#### Input
═══

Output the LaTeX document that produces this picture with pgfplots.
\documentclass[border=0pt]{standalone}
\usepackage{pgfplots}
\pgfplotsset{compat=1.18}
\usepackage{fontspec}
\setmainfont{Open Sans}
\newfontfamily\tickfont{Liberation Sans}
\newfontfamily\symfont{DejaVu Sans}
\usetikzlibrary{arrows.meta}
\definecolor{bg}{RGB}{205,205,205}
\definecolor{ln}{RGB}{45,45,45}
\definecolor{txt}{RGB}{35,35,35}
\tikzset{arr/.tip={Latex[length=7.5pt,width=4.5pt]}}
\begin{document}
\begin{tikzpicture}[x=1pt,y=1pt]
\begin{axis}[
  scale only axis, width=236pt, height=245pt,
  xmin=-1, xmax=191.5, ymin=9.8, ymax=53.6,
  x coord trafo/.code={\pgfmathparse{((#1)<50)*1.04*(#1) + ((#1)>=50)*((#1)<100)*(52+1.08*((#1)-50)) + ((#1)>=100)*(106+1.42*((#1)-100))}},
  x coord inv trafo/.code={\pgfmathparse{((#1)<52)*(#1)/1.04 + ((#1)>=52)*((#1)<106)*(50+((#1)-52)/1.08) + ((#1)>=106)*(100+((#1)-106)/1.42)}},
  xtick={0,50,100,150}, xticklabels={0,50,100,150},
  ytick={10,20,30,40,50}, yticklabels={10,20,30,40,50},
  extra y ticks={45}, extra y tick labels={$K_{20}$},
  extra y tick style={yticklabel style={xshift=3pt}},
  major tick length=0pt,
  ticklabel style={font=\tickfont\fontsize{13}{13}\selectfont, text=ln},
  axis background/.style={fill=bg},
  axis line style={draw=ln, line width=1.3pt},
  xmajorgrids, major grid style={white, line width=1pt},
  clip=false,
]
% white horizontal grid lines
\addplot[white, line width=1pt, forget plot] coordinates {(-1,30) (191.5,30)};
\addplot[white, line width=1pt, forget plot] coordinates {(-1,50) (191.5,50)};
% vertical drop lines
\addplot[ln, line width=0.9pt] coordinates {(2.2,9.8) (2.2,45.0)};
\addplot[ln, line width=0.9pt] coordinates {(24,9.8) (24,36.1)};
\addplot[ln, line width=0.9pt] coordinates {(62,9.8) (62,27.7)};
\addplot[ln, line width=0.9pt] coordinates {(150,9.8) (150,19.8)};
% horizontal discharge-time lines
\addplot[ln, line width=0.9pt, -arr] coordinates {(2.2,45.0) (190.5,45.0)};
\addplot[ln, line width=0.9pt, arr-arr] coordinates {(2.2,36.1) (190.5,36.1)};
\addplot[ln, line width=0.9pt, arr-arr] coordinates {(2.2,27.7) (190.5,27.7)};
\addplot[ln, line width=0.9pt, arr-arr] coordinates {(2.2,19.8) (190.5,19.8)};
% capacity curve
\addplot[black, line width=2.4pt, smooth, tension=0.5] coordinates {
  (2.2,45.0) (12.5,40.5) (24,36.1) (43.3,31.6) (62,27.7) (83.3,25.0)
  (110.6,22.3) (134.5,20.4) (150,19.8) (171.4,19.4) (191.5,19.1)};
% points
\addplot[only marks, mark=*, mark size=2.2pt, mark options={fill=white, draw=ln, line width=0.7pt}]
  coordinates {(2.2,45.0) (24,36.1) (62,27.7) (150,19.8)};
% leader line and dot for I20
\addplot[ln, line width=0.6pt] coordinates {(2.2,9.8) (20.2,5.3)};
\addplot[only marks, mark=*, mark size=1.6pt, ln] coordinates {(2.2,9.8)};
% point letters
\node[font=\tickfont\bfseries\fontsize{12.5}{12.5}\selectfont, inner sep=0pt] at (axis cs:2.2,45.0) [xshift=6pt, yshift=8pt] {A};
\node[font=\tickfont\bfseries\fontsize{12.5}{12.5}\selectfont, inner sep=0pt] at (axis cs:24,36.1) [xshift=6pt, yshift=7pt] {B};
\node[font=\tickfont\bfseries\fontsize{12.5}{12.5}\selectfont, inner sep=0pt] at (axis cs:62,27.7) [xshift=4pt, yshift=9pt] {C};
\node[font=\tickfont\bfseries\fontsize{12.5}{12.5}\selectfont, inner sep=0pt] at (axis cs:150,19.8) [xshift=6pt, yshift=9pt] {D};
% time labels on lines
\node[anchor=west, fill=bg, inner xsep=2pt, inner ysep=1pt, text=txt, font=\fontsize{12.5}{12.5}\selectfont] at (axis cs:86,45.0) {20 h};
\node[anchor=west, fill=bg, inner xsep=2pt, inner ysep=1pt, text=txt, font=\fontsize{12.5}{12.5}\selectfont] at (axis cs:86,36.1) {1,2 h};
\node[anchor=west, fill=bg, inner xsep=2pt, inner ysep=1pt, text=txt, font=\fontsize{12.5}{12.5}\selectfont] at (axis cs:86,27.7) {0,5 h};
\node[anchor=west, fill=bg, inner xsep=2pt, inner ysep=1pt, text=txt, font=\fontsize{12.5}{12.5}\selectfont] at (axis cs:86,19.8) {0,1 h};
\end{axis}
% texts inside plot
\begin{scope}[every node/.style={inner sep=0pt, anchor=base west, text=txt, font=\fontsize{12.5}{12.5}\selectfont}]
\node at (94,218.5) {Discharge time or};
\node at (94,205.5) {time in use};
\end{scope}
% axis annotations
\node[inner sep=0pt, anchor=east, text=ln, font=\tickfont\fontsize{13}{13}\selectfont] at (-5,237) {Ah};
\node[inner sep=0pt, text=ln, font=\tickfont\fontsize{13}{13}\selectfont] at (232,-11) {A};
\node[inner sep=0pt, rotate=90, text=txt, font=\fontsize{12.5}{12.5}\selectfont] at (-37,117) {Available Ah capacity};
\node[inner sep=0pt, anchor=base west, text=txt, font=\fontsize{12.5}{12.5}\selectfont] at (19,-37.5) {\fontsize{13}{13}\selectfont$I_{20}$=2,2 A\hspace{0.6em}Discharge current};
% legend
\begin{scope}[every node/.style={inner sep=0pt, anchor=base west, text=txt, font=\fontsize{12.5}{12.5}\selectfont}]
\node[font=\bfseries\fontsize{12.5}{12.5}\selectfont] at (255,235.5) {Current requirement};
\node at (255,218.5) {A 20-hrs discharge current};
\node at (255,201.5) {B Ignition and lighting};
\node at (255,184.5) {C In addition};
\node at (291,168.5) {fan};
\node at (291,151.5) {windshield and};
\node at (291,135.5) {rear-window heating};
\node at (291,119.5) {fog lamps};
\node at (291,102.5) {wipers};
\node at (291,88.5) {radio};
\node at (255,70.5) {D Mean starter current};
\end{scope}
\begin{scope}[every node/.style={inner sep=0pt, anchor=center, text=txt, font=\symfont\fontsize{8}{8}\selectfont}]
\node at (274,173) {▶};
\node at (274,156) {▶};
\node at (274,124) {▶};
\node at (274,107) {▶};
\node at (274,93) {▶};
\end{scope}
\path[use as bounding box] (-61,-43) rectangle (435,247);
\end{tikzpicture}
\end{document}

═══

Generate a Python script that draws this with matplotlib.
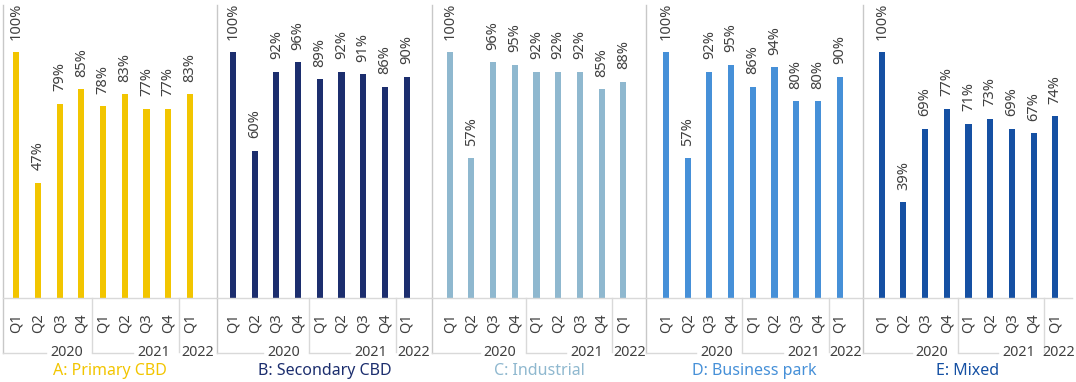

═══

#### The request
Copy out every line holding the string "this".

#### Response to the task
Output the LaTeX document that produces this picture with pgfplots.
Generate a Python script that draws this with matplotlib.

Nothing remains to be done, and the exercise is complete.